The Robertsons lived in Upsala in northern Minnesota but moved to Rochester, where the Mayo Clinic is located, after their son needed intensive medical care.

Organ transplants typically last 13 to 21 years and the possibility of a rejection is lower for a family member’s donated organ versus one from a stranger.

The transplant was successful on Nov. 19, Josephson told the Daily Mail.

“I feel so relieved that I was able to do this for him. He is an amazing, positive little boy and he never stops smiling. I’m a little sore but it was only keyhole surgery,” she said.

“They put it into Jace and the kidney made urine straight away, which is amazing. He’s been through so much, it’s so hard for any toddler to be in hospital but he has an incredible spirit,” Josephson said.

She said she would be discharged on Wednesday but her son will likely remain in the hospital over Thanksgiving. She’s hopeful he will be able to spend Christmas at home.

“I’m not sure what Jace wants from Santa but I’m sure he’ll figure it out. I’m just looking forward to a Christmas at home with my family,” she said. “Jace was in hospital last year awaiting his transplant. It will be nice to have my kids together and my husband.”

Josephson told the Post-Bulletin in May that little Jace enjoys playing with his Thor and Captain America action figures, and plays with his parents, nurses, and his 4-year-old sister Lilliona.

“She’s more understanding of people who have special needs. She’s gentler than most kids. She’s a little more patient,” she said of her daughter.


According to the Centers for Disease Control, hypoplastic left heart syndrome or HLHS is a birth defect that affects normal blood flow through the heart.

“As the baby develops during pregnancy, the left side of the heart does not form correctly.
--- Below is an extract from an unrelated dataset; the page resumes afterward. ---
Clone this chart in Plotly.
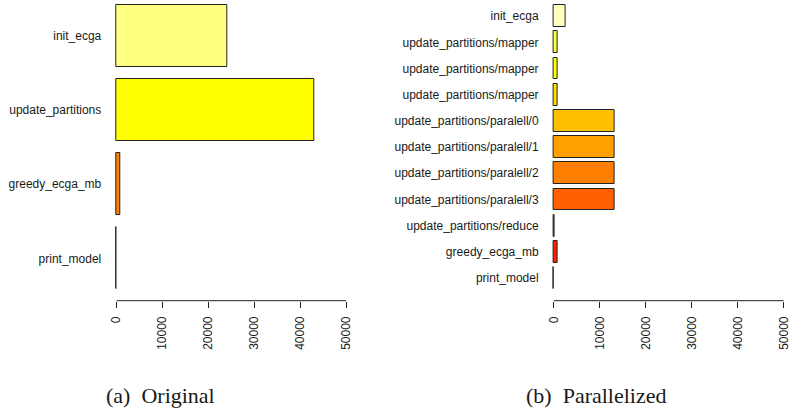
import plotly.graph_objects as go

# ---- data ----
orig_labels = ["init_ecga", "update_partitions", "greedy_ecga_mb", "print_model"]
orig_values = [24100, 43000, 700, 30]
orig_colors = ["#FFFF80", "#FFFF00", "#FF8000", "#FF0000"]

par_labels = ["init_ecga", "update_partitions/mapper", "update_partitions/mapper",
              "update_partitions/mapper", "update_partitions/paralell/0",
              "update_partitions/paralell/1", "update_partitions/paralell/2",
              "update_partitions/paralell/3", "update_partitions/reduce",
              "greedy_ecga_mb", "print_model"]
par_values = [2500, 900, 900, 900, 13300, 13300, 13300, 13300, 60, 900, 30]
par_colors = ["#FFFFBF", "#FFFF40", "#FFFF00", "#FFDF00", "#FFBF00", "#FF9F00",
              "#FF8000", "#FF6000", "#FF4000", "#FF2000", "#FF0000"]

x_ticks = [0, 10000, 20000, 30000, 40000, 50000]
captions = ["(a)\u00a0\u00a0Original", "(b)\u00a0\u00a0Parallelized"]

W, H = 796, 411
fig = go.Figure()

fig.add_trace(go.Bar(
    x=orig_values, y=list(range(len(orig_labels))), orientation="h",
    width=1 / 1.2, marker=dict(color=orig_colors, line=dict(color="#222", width=1)),
    xaxis="x", yaxis="y", showlegend=False, hoverinfo="x+text", text=orig_labels,
    textposition="none"))
fig.add_trace(go.Bar(
    x=par_values, y=list(range(len(par_labels))), orientation="h",
    width=1 / 1.2, marker=dict(color=par_colors, line=dict(color="#222", width=1)),
    xaxis="x2", yaxis="y2", showlegend=False, hoverinfo="x+text", text=par_labels,
    textposition="none"))

px_per = 233.4 / 50000.0
ext = 500
axis_bottom_px = 300.7
ydom = [(H - axis_bottom_px) / H, 1.0]

def xdom(zero_px):
    return [(zero_px - ext * px_per) / W, (zero_px + 50000 * px_per) / W]

tickfont = dict(family="Liberation Sans, Arial, Helvetica, sans-serif", size=12, color="#1a1a1a")

xcommon = dict(range=[-ext, 50000], tickvals=x_ticks, ticktext=[str(v) for v in x_ticks],
               tickangle=-90, ticks="outside", ticklen=6, tickwidth=1, tickcolor="#222",
               showgrid=False, zeroline=False, showline=False, tickfont=tickfont,
               ticklabelstandoff=4, fixedrange=True)

def yrange(n, c0, pitch):
    return [(axis_bottom_px - c0) / pitch, -c0 / pitch]

ycommon = dict(showgrid=False, zeroline=False, showline=False, ticks="",
               tickfont=tickfont, ticklabelstandoff=12, domain=ydom, fixedrange=True)

fig.update_layout(
    width=W, height=H, margin=dict(l=0, r=0, t=0, b=0),
    paper_bgcolor="white", plot_bgcolor="white",
    xaxis=dict(domain=xdom(113.3), anchor="y", **xcommon),
    xaxis2=dict(domain=xdom(557.3), anchor="y2", **xcommon),
    yaxis=dict(anchor="x", range=yrange(4, 36.0, 74.1),
               tickvals=list(range(len(orig_labels))), ticktext=orig_labels, **ycommon),
    yaxis2=dict(anchor="x2", range=yrange(11, 16.2, 26.18),
                tickvals=list(range(len(par_labels))), ticktext=par_labels, **ycommon),
    bargap=0,
)

# axis lines spanning 0..50000, as in R
for xr, yr in (("x", "y domain"), ("x2", "y2 domain")):
    fig.add_shape(type="line", xref=xr, yref=yr, x0=0, x1=50000, y0=0, y1=0,
                  line=dict(color="#222", width=1))

capfont = dict(family="Liberation Serif, Times New Roman, serif", size=22, color="#1a1a1a")
for cx, txt in ((157.5, captions[0]), (601, captions[1])):
    fig.add_annotation(text=txt, xref="paper", yref="paper", x=cx / W, y=(H - 395) / H,
                       xanchor="center", yanchor="middle", showarrow=False, font=capfont)

fig.write_html("out.html")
Hypoplastic left heart syndrome is one type of congenital heart defect. Congenital means present at birth,” the agency stated.

“Because a baby with this defect needs surgery or other procedures soon after birth, HLHS is considered a critical congenital heart defect,” it said.

When a child has the condition, the left side of their heart doesn’t fully develop.

The defect prevents the left side of the heart from pumping oxygen-rich blood to the body, which it does in people without the defect. While the left side of the body pumps the blood to the body, the right side of the heart pumps oxygen-poor blood to the lungs.